The Association Between Familial Risk and Brain Abnormalities Is Disease Specific: An ENIGMA-Relatives Study of Schizophrenia and Bipolar Disorder

Background
Schizophrenia and bipolar disorder share genetic liability, and some structural brain abnormalities are common to both conditions. First-degree relatives of patients with schizophrenia (FDRs-SZ) show similar brain abnormalities to patients, albeit with smaller effect sizes. Imaging findings in first-degree relatives of patients with bipolar disorder (FDRs-BD) have been inconsistent in the past, but recent studies report regionally greater volumes compared with control subjects.

Methods
We performed a meta-analysis of global and subcortical brain measures of 6008 individuals (1228 FDRs-SZ, 852 FDRs-BD, 2246 control subjects, 1016 patients with schizophrenia, 666 patients with bipolar disorder) from 34 schizophrenia and/or bipolar disorder family cohorts with standardized methods. Analyses were repeated with a correction for intracranial volume (ICV) and for the presence of any psychopathology in the relatives and control subjects.

Results

FDRs-BD had significantly larger ICV (d = +0.16, q < .05 corrected), whereas FDRs-SZ showed smaller thalamic volumes than control subjects (d = −0.12, q < .05 corrected). ICV explained the enlargements in the brain measures in FDRs-BD. In FDRs-SZ, after correction for ICV, total brain, cortical gray matter, cerebral white matter, cerebellar gray and white matter, and thalamus volumes were significantly smaller; the cortex was thinner (d < −0.09, q < .05 corrected); and third ventricle was larger (d = +0.15, q < .05 corrected).

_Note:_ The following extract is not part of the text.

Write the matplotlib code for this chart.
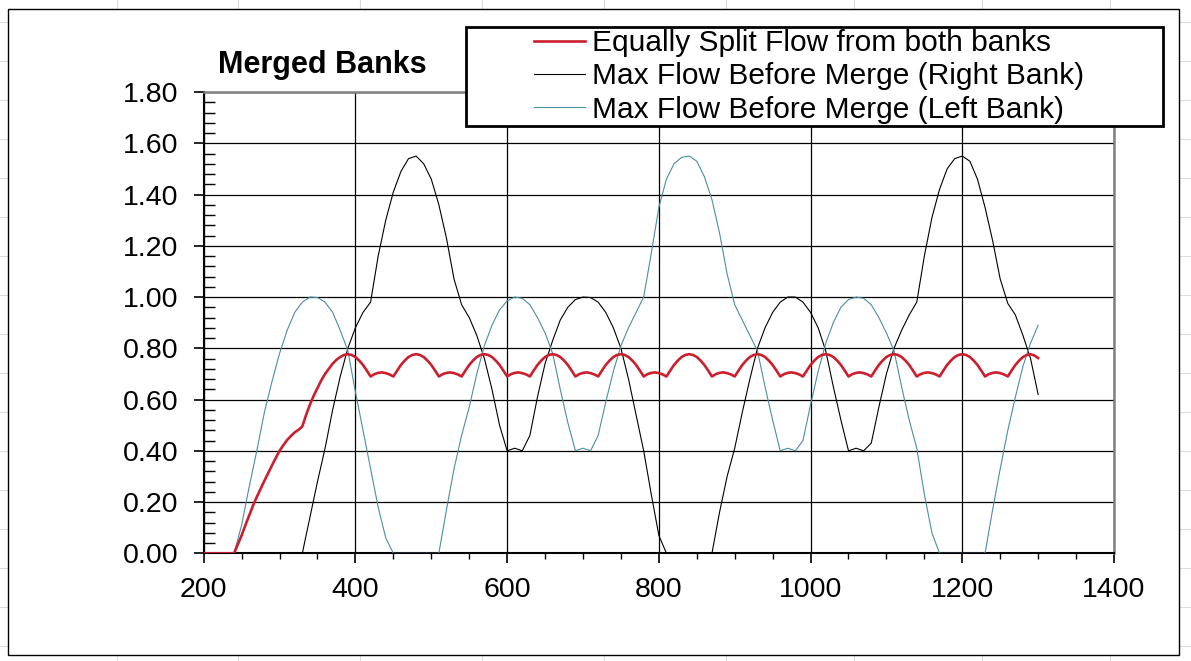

The findings were not explained by psychopathology in the relatives or control subjects.

Conclusions
Despite shared genetic liability, FDRs-SZ and FDRs-BD show a differential pattern of structural brain abnormalities, specifically a divergent effect in ICV. This may imply that the neurodevelopmental trajectories leading to brain anomalies in schizophrenia or bipolar disorder are distinct.